For this problem, a height-balanced binary tree is defined as a binary tree in which the depth of the two subtrees of every node never differ by more than 1.

Example:

Given the sorted linked list: [-10,-3,0,5,9],

One possible answer is: [0,-3,9,-10,null,5], which represents the following height balanced BST:

      0
     / \
   -3   9
   /   /
 -10  5

给一个上升序列，构造一个“高度平衡”二叉搜索树。所谓“高度平衡”二叉搜素树是指任意一个结点的两个子树高度差不可以大于1.

 

2.解题思路

递归解法比较明显。因为是一个上升序列，所以以中位数为根，左边构造左子树，右边构造右子树即可。稍微需要思考的地方是怎么找这个中位数。上升序列是以链表的形式给出的。看到的一个比较巧妙的方法是两个指针同时从链表头出发，一个每次走两步，另外一个每次走一步。那么走得快的那个到达尾部的时候，走得慢的那个正好在中间，这样就确定了中位数的位置。
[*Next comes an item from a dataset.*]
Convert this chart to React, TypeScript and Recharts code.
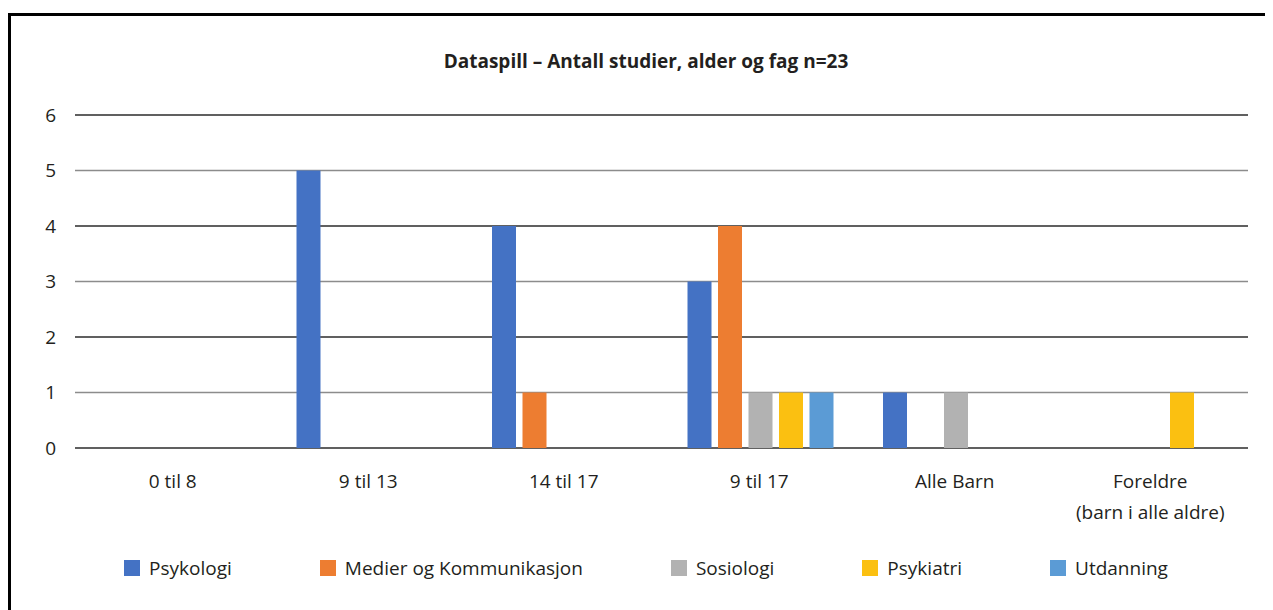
import React from 'react';
import { BarChart, Bar, XAxis, YAxis, CartesianGrid, Legend } from 'recharts';

const categories = ['0 til 8', '9 til 13', '14 til 17', '9 til 17', 'Alle Barn', 'Foreldre\n(barn i alle aldre)'];
const psykologi = [0, 5, 4, 3, 1, 0];
const medier = [0, 0, 1, 4, 0, 0];
const sosiologi = [0, 0, 0, 1, 1, 0];
const psykiatri = [0, 0, 0, 1, 0, 1];
const utdanning = [0, 0, 0, 1, 0, 0];
const yTicks = [0, 1, 2, 3, 4, 5, 6];

const series = [
  { key: 'psykologi', name: 'Psykologi', color: '#4472C4', values: psykologi },
  { key: 'medier', name: 'Medier og Kommunikasjon', color: '#ED7D31', values: medier },
  { key: 'sosiologi', name: 'Sosiologi', color: '#B2B2B2', values: sosiologi },
  { key: 'psykiatri', name: 'Psykiatri', color: '#FBC011', values: psykiatri },
  { key: 'utdanning', name: 'Utdanning', color: '#5B9BD5', values: utdanning },
];

const data = categories.map((label, i) => {
  const row: Record<string, string | number> = { label };
  series.forEach((s) => {
    row[s.key] = s.values[i];
  });
  return row;
});

const textColor = '#231f20';
const font = '"Open Sans", "Noto Sans", sans-serif';

function CategoryTick({ x, y, payload }: any) {
  const lines = String(payload.value).split('\n');
  return (
    <text x={x} y={y} textAnchor="middle" fill={textColor} fontSize={19}>
      {lines.map((line, i) => (
        <tspan key={i} x={x} dy={i === 0 ? 40 : 31}>
          {line}
        </tspan>
      ))}
    </text>
  );
}

function GridLine(props: any) {
  // every other gridline is darker in the original
  return (
    <line
      key={props.key}
      x1={props.x1}
      y1={props.y1}
      x2={props.x2}
      y2={props.y2}
      stroke={props.index % 2 ? '#8c8c8c' : '#2b2b2b'}
      strokeWidth={1.3}
    />
  );
}

// legend keeps the series order (recharts sorts its payload by name)
function LegendContent() {
  return (
    <div style={{ display: 'flex', justifyContent: 'center', alignItems: 'center', height: 24 }}>
      {series.map((s, i) => (
        <div key={s.key} style={{ display: 'flex', alignItems: 'center', marginLeft: i ? 88 : 0 }}>
          <span style={{ display: 'inline-block', width: 16, height: 16, background: s.color, marginRight: 9 }} />
          <span style={{ fontSize: 19, color: textColor, lineHeight: '24px' }}>{s.name}</span>
        </div>
      ))}
    </div>
  );
}

export default function App() {
  return (
    <div
      style={{
        position: 'relative',
        width: 1265,
        height: 602,
        overflow: 'hidden',
        background: '#fff',
        fontFamily: font,
      }}
    >
      <div
        style={{
          position: 'absolute',
          left: 0,
          top: 5,
          width: 1400,
          height: 800,
          borderTop: '3px solid #000',
          borderLeft: '3px solid #000',
        }}
      />
      <div
        style={{
          position: 'absolute',
          left: 11,
          top: 40,
          width: 1254,
          textAlign: 'center',
          fontSize: 19,
          fontWeight: 700,
          color: textColor,
          lineHeight: 'normal',
        }}
      >
        Dataspill – Antall studier, alder og fag n=23
      </div>
      <div style={{ position: 'absolute', left: 0, top: 0 }}>
        <BarChart
          width={1265}
          height={602}
          data={data}
          margin={{ top: 107, right: 25, bottom: 30, left: 7 }}
          barCategoryGap={26}
          barGap={6.5}
        >
          <CartesianGrid vertical={false} horizontal={GridLine} />
          <XAxis
            dataKey="label"
            axisLine={false}
            tickLine={false}
            tickSize={0}
            tickMargin={0}
            height={108}
            interval={0}
            tick={<CategoryTick />}
          />
          <YAxis
            domain={[0, 6]}
            ticks={yTicks}
            axisLine={false}
            tickLine={false}
            tickSize={0}
            tickMargin={19}
            width={60}
            tick={{ fontSize: 19, fill: textColor }}
          />
          <Legend
            verticalAlign="bottom"
            align="center"
            content={<LegendContent />}
            wrapperStyle={{ left: 11, width: 1254 }}
          />
          {series.map((s) => (
            <Bar key={s.key} dataKey={s.key} name={s.name} fill={s.color} isAnimationActive={false} />
          ))}
        </BarChart>
      </div>
    </div>
  );
}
对前半部分和后半部分进行递归即可。

3.实现代码

/**
 * Definition for singly-linked list.
 * struct ListNode {
 *     int val;
 *     ListNode *next;
 *     ListNode(int x) : val(x), next(NULL) {}
 * };
 */
/**
 * Definition for a binary tree node.
 * struct TreeNode {
 *     int val;
 *     TreeNode *left;
 *     TreeNode *right;
 *     TreeNode(int x) : val(x), left(NULL), right(NULL) {}
 * };
 */

class Solution {
public:
    TreeNode *sortedListToBST(ListNode *head)
    {
    	return sortedListToBST( head, NULL );
    }
    
    TreeNode *sortedListToBST(ListNode *head, ListNode *tail)
    {
    	if( head == tail )
    		return NULL;
    	if( head->next == tail ) {	
    		TreeNode *root = new TreeNode( head->val );
    		return root;
    	}
    	ListNode *mid = head, *temp = head;
    	while( temp != tail && temp->next != tail ) {// 寻找中间节点，mid走一步，temp走两步，那么temp到达终点的时候mid就是中点了
    		mid = mid->next;
    		temp = temp->next->next;
    	}
    	TreeNode *root = new TreeNode( mid->val );
    	root->left = sortedListToBST( head, mid );
    	root->right = sortedListToBST( mid->next, tail );
    	return root;
    }
};